Мы с Михаилом Фокиным договорились, что я проведу на Барьере июль, август и сентябрь, чтобы засечь нарастание льда на поверхности, измерить толщину стаявшего льда и молодого снежного покрова, основы устойчивого питания любого ледника. Но числа десятого сентября домик стал содрогаться под ударами штормового ветра, завалился флюгерный столб, следом — радиомачта, опрокинулась метеобудка, и все находившиеся в ней приборы вдребезги разбились. Домик, уже утонувший в трещине вместе с просевшим снежным блоком, не разбило, но перекосило, заклинило дверь. Схватив карабин и револьвер, сунув в рюкзак кипу таблиц и журналов с результатами наблюдений, я дунул вниз по леднику, благо ветер был попутный, и часа через четыре уже входил в кают-компанию зимовки.
Встретили меня сердечно и единодушно одобрили мое бегство с ледника. Наташа с сияющей улыбкой вручила радиограмму, в которой сообщалось, что в 1957 году в связи с начинающимся Международным Геофизическим Годом в Русской Гавани будут развернуты крупные научные работы по изучению оледенения Новой Земли силами Академии Наук и ГУСМП. Нам предлагают продлить зимовку еще на один-два года. Мог ли я возражать?!

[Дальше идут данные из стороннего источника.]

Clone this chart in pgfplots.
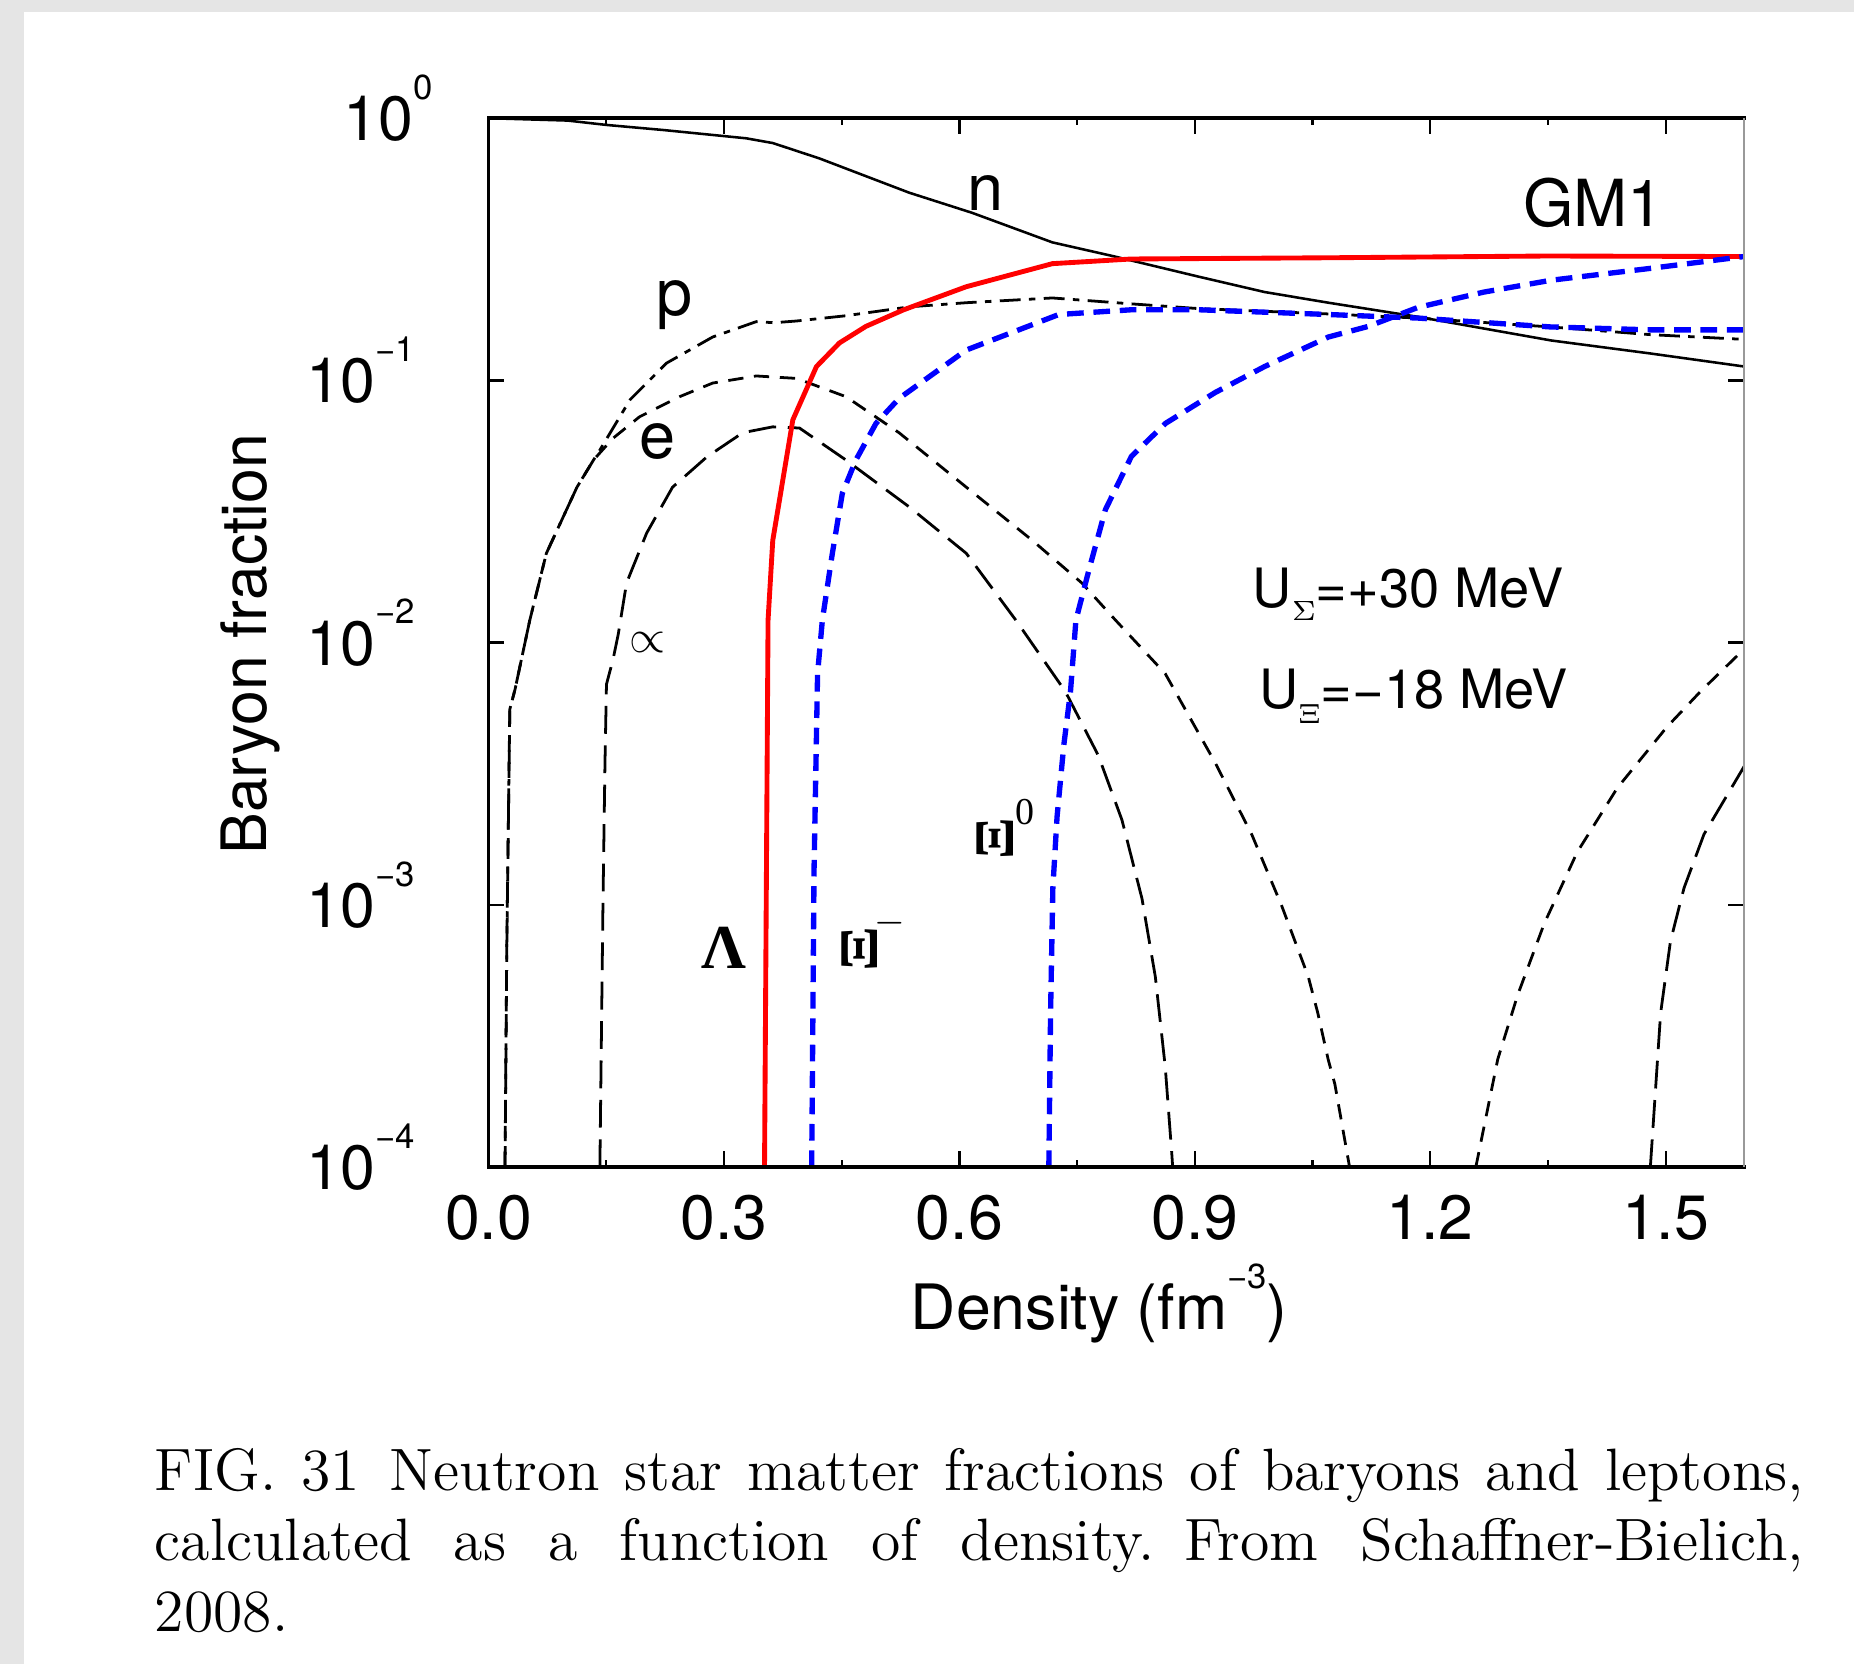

У нас тем временем происходили события любопытные, завораживающие и грозные. Как-то утром на рейде бухты возник силуэт безымянного минного тральщика с трехзначным номером на носу. Шлюпка доставила на берег лейтенанта и матроса, и корабль был таков. Наш начальник понятия не имел о цели их прибытия, однако все быстро выяснилось: на Новой Земле разворачивались ядерные испытания, и эти двое были то ли первыми ласточками, то ли зловещими буревестниками.
1
После этого, по признанию Михаила Михайловича, ему навсегда расхотелось заниматься гляциологией, и в 60-х годах он защитил диссертацию на соискание докторской степени по геологии. А разрозненные листы из той гляциологической диссертации, чудом уцелевшие, он передал бывшему ученику и аспиранту Петру Александровичу Шумскому, ставшему видным профессором-гляциологом, и тот включил их в свою книгу «Оледенение Советской Арктики» в главу о Новой Земле.